◆ INSTRUCTIONS TO FOLLOW: Go through the listing and set it down exactly, leaving out its pictures.

◆ DATASET EXCERPT:
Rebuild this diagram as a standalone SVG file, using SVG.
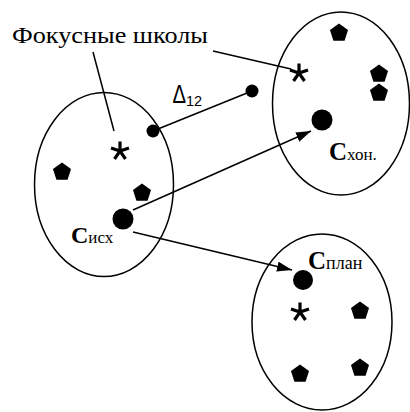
<svg xmlns="http://www.w3.org/2000/svg" xmlns:xlink="http://www.w3.org/1999/xlink" width="410" height="412" viewBox="0 0 410 412">
<style>
.ell{fill:none;stroke:#000;stroke-width:1.5}
.ln{fill:none;stroke:#000;stroke-width:1.5}
.serif{font-family:"Liberation Serif","Times New Roman",serif;fill:#000}
.sans{font-family:"Liberation Sans",Arial,sans-serif;fill:#000}
.star{fill:none;stroke:#000;stroke-width:3.2}
</style>
<defs>
<path id="pent" d="M0,-9.5 L9.04,-2.94 L5.58,7.69 L-5.58,7.69 L-9.04,-2.94 Z" fill="#000"/>
<path id="star" class="star" d="M0,-9.5 V0 M-9,-3 L0,0 L9,-3 M-5.5,8 L0,0 L5.5,8"/>
<marker id="arr" markerWidth="16" markerHeight="12" refX="15" refY="5" orient="auto" markerUnits="userSpaceOnUse">
<path d="M0,0 L15,5 L0,10 Z" fill="#000"/>
</marker>
</defs>
<rect width="410" height="412" fill="#fff"/>
<g id="set-left">
<ellipse class="ell" cx="104" cy="184.5" rx="69.5" ry="92"/>
<use xlink:href="#star" x="120" y="151"/>
<use xlink:href="#pent" x="62" y="172"/>
<use xlink:href="#pent" x="142" y="193"/>
<circle cx="123" cy="219" r="10.5" fill="#000"/>
<text class="serif" x="71" y="243" font-size="24" font-weight="bold">C<tspan font-size="17" font-weight="normal">исх</tspan></text>
</g>
<g id="set-top-right">
<ellipse class="ell" cx="341" cy="103.5" rx="68.5" ry="91.5"/>
<use xlink:href="#star" x="299" y="73"/>
<use xlink:href="#pent" x="339" y="33"/>
<use xlink:href="#pent" x="379" y="74"/>
<use xlink:href="#pent" x="379" y="93"/>
<circle cx="322" cy="120" r="10.5" fill="#000"/>
<text class="serif" x="329" y="160" font-size="25" font-weight="bold">C<tspan font-size="17" font-weight="normal">хон.</tspan></text>
</g>
<g id="set-bottom-right">
<ellipse class="ell" cx="322" cy="322" rx="70" ry="88"/>
<circle cx="303" cy="280" r="10" fill="#000"/>
<text class="serif" x="308" y="269" font-size="25" font-weight="bold">C<tspan font-size="18" font-weight="normal">план</tspan></text>
<use xlink:href="#star" x="300" y="312"/>
<use xlink:href="#pent" x="360" y="311"/>
<use xlink:href="#pent" x="300" y="374"/>
<use xlink:href="#pent" x="360" y="368"/>
</g>
<g id="label-focus">
<text class="serif" x="12" y="43" font-size="23" textLength="196" lengthAdjust="spacingAndGlyphs">Фокусные школы</text>
</g>
<g id="label-delta">
<text class="sans" font-size="26" transform="translate(172.5,103) scale(0.78,1)">Δ</text>
<text class="sans" x="186" y="106" font-size="14.5">12</text>
</g>
<g id="connectors">
<line class="ln" x1="93" y1="52" x2="114" y2="131"/>
<line class="ln" x1="213" y1="51" x2="291" y2="69"/>
<circle cx="153" cy="131" r="6.5" fill="#000"/>
<circle cx="252" cy="91" r="6.5" fill="#000"/>
<line class="ln" x1="153" y1="131" x2="252" y2="91"/>
<line class="ln" x1="133" y1="210" x2="311" y2="131" marker-end="url(#arr)"/>
<line class="ln" x1="133" y1="232" x2="292" y2="270" marker-end="url(#arr)"/>
</g>
</svg>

◆ THE OUTPUT:
Rebuild this diagram as a standalone SVG file, using SVG.
<svg xmlns="http://www.w3.org/2000/svg" xmlns:xlink="http://www.w3.org/1999/xlink" width="410" height="412" viewBox="0 0 410 412">
<style>
.ell{fill:none;stroke:#000;stroke-width:1.5}
.ln{fill:none;stroke:#000;stroke-width:1.5}
.serif{font-family:"Liberation Serif","Times New Roman",serif;fill:#000}
.sans{font-family:"Liberation Sans",Arial,sans-serif;fill:#000}
.star{fill:none;stroke:#000;stroke-width:3.2}
</style>
<defs>
<path id="pent" d="M0,-9.5 L9.04,-2.94 L5.58,7.69 L-5.58,7.69 L-9.04,-2.94 Z" fill="#000"/>
<path id="star" class="star" d="M0,-9.5 V0 M-9,-3 L0,0 L9,-3 M-5.5,8 L0,0 L5.5,8"/>
<marker id="arr" markerWidth="16" markerHeight="12" refX="15" refY="5" orient="auto" markerUnits="userSpaceOnUse">
<path d="M0,0 L15,5 L0,10 Z" fill="#000"/>
</marker>
</defs>
<rect width="410" height="412" fill="#fff"/>
<g id="set-left">
<ellipse class="ell" cx="104" cy="184.5" rx="69.5" ry="92"/>
<use xlink:href="#star" x="120" y="151"/>
<use xlink:href="#pent" x="62" y="172"/>
<use xlink:href="#pent" x="142" y="193"/>
<circle cx="123" cy="219" r="10.5" fill="#000"/>
<text class="serif" x="71" y="243" font-size="24" font-weight="bold">C<tspan font-size="17" font-weight="normal">исх</tspan></text>
</g>
<g id="set-top-right">
<ellipse class="ell" cx="341" cy="103.5" rx="68.5" ry="91.5"/>
<use xlink:href="#star" x="299" y="73"/>
<use xlink:href="#pent" x="339" y="33"/>
<use xlink:href="#pent" x="379" y="74"/>
<use xlink:href="#pent" x="379" y="93"/>
<circle cx="322" cy="120" r="10.5" fill="#000"/>
<text class="serif" x="329" y="160" font-size="25" font-weight="bold">C<tspan font-size="17" font-weight="normal">хон.</tspan></text>
</g>
<g id="set-bottom-right">
<ellipse class="ell" cx="322" cy="322" rx="70" ry="88"/>
<circle cx="303" cy="280" r="10" fill="#000"/>
<text class="serif" x="308" y="269" font-size="25" font-weight="bold">C<tspan font-size="18" font-weight="normal">план</tspan></text>
<use xlink:href="#star" x="300" y="312"/>
<use xlink:href="#pent" x="360" y="311"/>
<use xlink:href="#pent" x="300" y="374"/>
<use xlink:href="#pent" x="360" y="368"/>
</g>
<g id="label-focus">
<text class="serif" x="12" y="43" font-size="23" textLength="196" lengthAdjust="spacingAndGlyphs">Фокусные школы</text>
</g>
<g id="label-delta">
<text class="sans" font-size="26" transform="translate(172.5,103) scale(0.78,1)">Δ</text>
<text class="sans" x="186" y="106" font-size="14.5">12</text>
</g>
<g id="connectors">
<line class="ln" x1="93" y1="52" x2="114" y2="131"/>
<line class="ln" x1="213" y1="51" x2="291" y2="69"/>
<circle cx="153" cy="131" r="6.5" fill="#000"/>
<circle cx="252" cy="91" r="6.5" fill="#000"/>
<line class="ln" x1="153" y1="131" x2="252" y2="91"/>
<line class="ln" x1="133" y1="210" x2="311" y2="131" marker-end="url(#arr)"/>
<line class="ln" x1="133" y1="232" x2="292" y2="270" marker-end="url(#arr)"/>
</g>
</svg>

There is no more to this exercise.